Debates about who enters the ring first, drug testing, the money split and whether the fight is titled Mayweather vs. Pacquiao, or Pacquiao vs. Mayweather all point to a larger issue. The egos of the people involved.
Mayweather could if he wanted, be the bigger man, no pun intended and be flexible on the drug testing schedule.
Manny Pacquiao could call out the fighter that everyone one in the world wants to see him fight.
Bob Arum and Oscar De La Hoya could find a way to appease everyone involved and make the fight happen.
But, this is boxing and for some reason people would rather hold onto their foolish pride even when it makes no sense to do so.
Pride is what cost Roy Jones and Bernard Hopkins about $20 million each. By the time they agreed to fight each other, Hopkins made maybe a few million dollars and Jones fought for free.
The same isn’t possible here. Neither man will be fighting for free if they ever were to get in the same ring but egos could ruin any opportunity of seeing Pacquiao and Mayweather or Mayweather and Pacquiao in the same ring together.
1. Mayweather Family Legal Issues
The single biggest and most serious obstacle standing in the way of Mayweather and Pacquiao or Mayweather and any fight for that matter are his legal troubles.

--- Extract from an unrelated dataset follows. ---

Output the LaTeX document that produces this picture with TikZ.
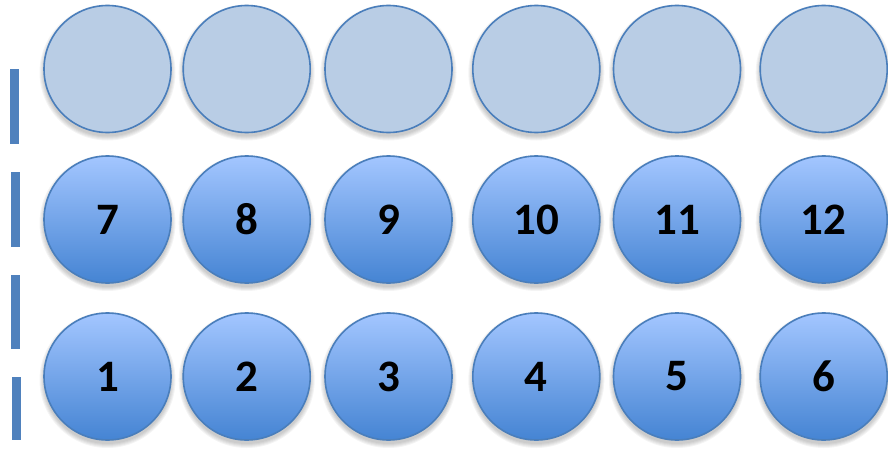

Mayweather was arrested for allegedly beating up his former girlfriend who happens to be the mother of three of his four children. Mayweather has not been charged with anything yet, but he is scheduled to appear in court in January.
Assuming Floyd can beat the case and is able to box in the next calendar year, he might have to do it without uncle “Rog.” Like his nephew, Roger Mayweather is facing charges over a domestic dispute.
It is highly unlikely that Floyd would ever step in the ring again without his Uncle in the corner, and it is fair of him to choose to do so. No one would ever expect Pacquiao to fight with Freddie Roach absent.
So before any Pacquiao fight can ever be made the Mayweathers legal battles would have to be cleared up.
At 33, any prolonged jail time would all but end Mayweather’s career, which is why his life over the next couple months will be very intriguing to follow.